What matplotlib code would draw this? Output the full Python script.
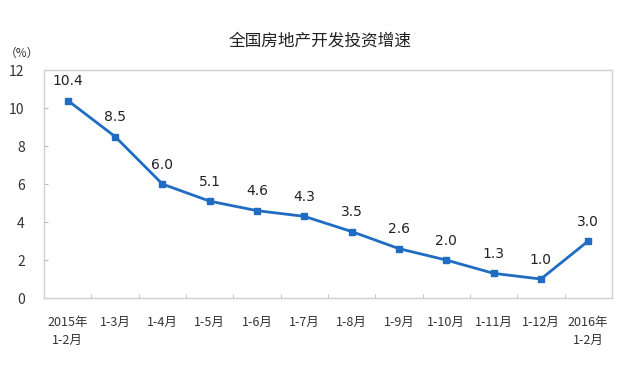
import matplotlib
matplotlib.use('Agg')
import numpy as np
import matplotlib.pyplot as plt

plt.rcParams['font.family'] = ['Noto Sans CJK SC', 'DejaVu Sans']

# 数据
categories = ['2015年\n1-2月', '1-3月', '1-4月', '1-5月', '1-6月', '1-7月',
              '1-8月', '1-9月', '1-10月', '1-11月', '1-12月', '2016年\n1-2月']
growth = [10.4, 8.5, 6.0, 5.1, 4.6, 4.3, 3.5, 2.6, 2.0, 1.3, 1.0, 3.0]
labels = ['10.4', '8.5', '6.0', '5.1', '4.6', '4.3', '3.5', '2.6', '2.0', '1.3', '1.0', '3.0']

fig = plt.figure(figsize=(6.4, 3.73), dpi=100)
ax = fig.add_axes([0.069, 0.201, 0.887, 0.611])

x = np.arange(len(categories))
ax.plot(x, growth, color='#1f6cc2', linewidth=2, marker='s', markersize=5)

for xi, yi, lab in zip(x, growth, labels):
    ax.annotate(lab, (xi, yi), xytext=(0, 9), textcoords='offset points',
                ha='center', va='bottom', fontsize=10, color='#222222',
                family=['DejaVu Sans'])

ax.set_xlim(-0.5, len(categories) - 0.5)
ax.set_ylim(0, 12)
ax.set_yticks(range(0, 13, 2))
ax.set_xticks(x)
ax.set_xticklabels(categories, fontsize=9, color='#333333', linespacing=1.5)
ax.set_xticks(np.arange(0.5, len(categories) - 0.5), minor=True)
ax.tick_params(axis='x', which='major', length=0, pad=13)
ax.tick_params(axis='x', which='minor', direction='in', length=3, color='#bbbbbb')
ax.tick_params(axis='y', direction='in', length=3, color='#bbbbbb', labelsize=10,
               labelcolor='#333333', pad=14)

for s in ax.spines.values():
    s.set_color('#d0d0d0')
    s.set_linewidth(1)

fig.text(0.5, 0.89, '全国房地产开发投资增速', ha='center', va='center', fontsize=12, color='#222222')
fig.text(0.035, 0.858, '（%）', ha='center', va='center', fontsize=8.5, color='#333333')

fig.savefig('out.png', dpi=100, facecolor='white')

==

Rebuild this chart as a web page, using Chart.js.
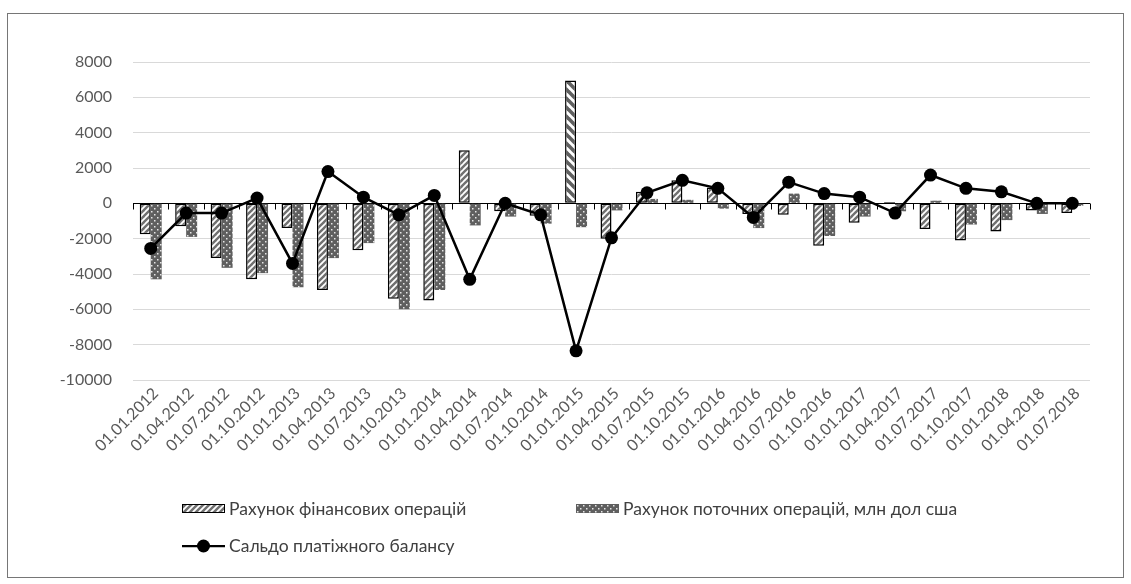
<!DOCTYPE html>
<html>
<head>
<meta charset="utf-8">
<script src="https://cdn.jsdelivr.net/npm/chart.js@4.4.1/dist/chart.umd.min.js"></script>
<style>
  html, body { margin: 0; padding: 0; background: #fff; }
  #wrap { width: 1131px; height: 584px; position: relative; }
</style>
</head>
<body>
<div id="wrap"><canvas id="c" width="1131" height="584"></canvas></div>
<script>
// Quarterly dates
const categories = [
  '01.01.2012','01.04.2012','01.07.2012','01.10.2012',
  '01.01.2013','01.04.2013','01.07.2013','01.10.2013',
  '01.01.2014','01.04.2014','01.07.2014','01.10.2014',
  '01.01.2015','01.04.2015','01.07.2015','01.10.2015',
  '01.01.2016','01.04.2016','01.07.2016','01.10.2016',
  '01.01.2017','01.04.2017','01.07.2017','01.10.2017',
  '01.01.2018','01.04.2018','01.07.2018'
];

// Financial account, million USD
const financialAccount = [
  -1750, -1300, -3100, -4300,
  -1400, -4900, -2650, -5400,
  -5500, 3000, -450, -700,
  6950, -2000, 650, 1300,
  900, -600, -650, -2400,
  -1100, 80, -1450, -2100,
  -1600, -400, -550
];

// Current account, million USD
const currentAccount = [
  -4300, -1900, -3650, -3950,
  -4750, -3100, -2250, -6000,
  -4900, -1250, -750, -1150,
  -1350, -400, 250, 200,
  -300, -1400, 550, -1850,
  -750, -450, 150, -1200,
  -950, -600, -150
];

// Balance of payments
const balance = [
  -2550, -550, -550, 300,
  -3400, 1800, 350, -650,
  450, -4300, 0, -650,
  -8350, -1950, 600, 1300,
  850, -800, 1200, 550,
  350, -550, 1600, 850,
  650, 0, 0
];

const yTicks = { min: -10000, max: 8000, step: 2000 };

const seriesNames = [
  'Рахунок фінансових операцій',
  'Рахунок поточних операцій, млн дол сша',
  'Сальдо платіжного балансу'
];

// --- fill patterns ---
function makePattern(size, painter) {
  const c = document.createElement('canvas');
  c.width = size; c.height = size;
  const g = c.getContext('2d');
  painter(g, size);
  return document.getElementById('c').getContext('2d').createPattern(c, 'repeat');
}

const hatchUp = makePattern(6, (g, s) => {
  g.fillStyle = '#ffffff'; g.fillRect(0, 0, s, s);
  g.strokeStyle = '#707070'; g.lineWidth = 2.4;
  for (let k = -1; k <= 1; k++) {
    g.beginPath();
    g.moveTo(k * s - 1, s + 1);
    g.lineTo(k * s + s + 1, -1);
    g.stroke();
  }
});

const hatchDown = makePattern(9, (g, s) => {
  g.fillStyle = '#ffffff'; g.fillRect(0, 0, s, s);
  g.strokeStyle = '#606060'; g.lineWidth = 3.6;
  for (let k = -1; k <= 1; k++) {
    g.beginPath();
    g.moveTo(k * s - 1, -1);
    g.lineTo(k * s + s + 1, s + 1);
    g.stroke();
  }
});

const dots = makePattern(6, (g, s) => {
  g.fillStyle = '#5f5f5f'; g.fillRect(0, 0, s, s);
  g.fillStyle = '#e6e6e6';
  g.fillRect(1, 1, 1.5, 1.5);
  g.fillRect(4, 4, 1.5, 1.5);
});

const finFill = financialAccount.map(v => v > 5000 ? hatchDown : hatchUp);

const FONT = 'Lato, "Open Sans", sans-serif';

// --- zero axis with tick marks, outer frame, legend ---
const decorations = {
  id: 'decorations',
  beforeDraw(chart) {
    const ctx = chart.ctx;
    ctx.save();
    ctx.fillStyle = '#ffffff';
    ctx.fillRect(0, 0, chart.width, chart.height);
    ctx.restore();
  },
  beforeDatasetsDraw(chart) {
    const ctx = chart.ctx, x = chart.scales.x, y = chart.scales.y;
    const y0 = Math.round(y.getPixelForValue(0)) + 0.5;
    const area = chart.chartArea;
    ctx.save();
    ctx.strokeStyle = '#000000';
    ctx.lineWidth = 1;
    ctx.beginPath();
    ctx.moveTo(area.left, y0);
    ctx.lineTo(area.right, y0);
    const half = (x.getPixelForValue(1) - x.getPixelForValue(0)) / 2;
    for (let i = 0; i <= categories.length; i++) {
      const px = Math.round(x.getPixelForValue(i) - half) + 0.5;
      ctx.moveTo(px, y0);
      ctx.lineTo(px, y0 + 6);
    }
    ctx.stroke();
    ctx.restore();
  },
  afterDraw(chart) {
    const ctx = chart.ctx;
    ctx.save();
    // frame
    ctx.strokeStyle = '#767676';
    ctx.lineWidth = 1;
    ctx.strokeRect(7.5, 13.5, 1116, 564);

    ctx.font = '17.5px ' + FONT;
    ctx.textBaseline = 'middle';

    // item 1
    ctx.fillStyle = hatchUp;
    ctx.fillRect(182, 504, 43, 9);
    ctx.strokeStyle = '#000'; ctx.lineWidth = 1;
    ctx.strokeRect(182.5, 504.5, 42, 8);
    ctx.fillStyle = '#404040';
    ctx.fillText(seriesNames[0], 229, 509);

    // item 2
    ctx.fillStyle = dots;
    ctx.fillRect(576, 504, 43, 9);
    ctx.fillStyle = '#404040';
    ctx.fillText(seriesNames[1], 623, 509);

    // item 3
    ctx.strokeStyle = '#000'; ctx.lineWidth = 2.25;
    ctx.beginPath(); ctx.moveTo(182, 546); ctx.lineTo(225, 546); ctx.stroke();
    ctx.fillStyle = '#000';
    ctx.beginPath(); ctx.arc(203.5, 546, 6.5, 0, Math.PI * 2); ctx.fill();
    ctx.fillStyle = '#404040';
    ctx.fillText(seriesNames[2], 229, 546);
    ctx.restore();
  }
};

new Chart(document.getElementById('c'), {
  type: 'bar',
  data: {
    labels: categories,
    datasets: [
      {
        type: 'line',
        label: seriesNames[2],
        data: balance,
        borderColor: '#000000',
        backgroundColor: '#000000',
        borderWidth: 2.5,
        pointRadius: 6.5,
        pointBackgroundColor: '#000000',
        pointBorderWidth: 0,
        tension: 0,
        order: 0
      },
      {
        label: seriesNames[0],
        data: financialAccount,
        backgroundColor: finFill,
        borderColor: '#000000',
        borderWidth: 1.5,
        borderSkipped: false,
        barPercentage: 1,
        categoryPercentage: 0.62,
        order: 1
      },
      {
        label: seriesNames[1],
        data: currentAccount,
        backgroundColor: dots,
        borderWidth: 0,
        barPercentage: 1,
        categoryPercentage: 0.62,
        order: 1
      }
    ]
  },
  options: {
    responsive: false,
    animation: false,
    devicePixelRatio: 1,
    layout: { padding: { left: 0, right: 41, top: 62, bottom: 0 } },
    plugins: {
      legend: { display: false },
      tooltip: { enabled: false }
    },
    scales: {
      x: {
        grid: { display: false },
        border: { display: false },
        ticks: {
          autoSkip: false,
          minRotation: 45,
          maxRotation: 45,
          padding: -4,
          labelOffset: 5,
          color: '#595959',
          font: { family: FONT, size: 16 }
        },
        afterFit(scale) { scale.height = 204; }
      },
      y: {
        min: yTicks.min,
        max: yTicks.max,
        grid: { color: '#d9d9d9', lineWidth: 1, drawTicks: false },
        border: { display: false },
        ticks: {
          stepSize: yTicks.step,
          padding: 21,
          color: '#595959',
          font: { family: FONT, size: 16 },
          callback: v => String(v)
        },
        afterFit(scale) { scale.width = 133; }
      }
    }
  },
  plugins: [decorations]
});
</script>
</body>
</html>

*What the task requires*
Going back to the data above, write out everything from the line with "What matplotlib code" down to the line with "s.set_linewidth(1)", both included, leaving every picture out.

*Problem solution*
What matplotlib code would draw this? Output the full Python script.
import matplotlib
matplotlib.use('Agg')
import numpy as np
import matplotlib.pyplot as plt

plt.rcParams['font.family'] = ['Noto Sans CJK SC', 'DejaVu Sans']

# 数据
categories = ['2015年\n1-2月', '1-3月', '1-4月', '1-5月', '1-6月', '1-7月',
              '1-8月', '1-9月', '1-10月', '1-11月', '1-12月', '2016年\n1-2月']
growth = [10.4, 8.5, 6.0, 5.1, 4.6, 4.3, 3.5, 2.6, 2.0, 1.3, 1.0, 3.0]
labels = ['10.4', '8.5', '6.0', '5.1', '4.6', '4.3', '3.5', '2.6', '2.0', '1.3', '1.0', '3.0']

fig = plt.figure(figsize=(6.4, 3.73), dpi=100)
ax = fig.add_axes([0.069, 0.201, 0.887, 0.611])

x = np.arange(len(categories))
ax.plot(x, growth, color='#1f6cc2', linewidth=2, marker='s', markersize=5)

for xi, yi, lab in zip(x, growth, labels):
    ax.annotate(lab, (xi, yi), xytext=(0, 9), textcoords='offset points',
                ha='center', va='bottom', fontsize=10, color='#222222',
                family=['DejaVu Sans'])

ax.set_xlim(-0.5, len(categories) - 0.5)
ax.set_ylim(0, 12)
ax.set_yticks(range(0, 13, 2))
ax.set_xticks(x)
ax.set_xticklabels(categories, fontsize=9, color='#333333', linespacing=1.5)
ax.set_xticks(np.arange(0.5, len(categories) - 0.5), minor=True)
ax.tick_params(axis='x', which='major', length=0, pad=13)
ax.tick_params(axis='x', which='minor', direction='in', length=3, color='#bbbbbb')
ax.tick_params(axis='y', direction='in', length=3, color='#bbbbbb', labelsize=10,
               labelcolor='#333333', pad=14)

for s in ax.spines.values():
    s.set_color('#d0d0d0')
    s.set_linewidth(1)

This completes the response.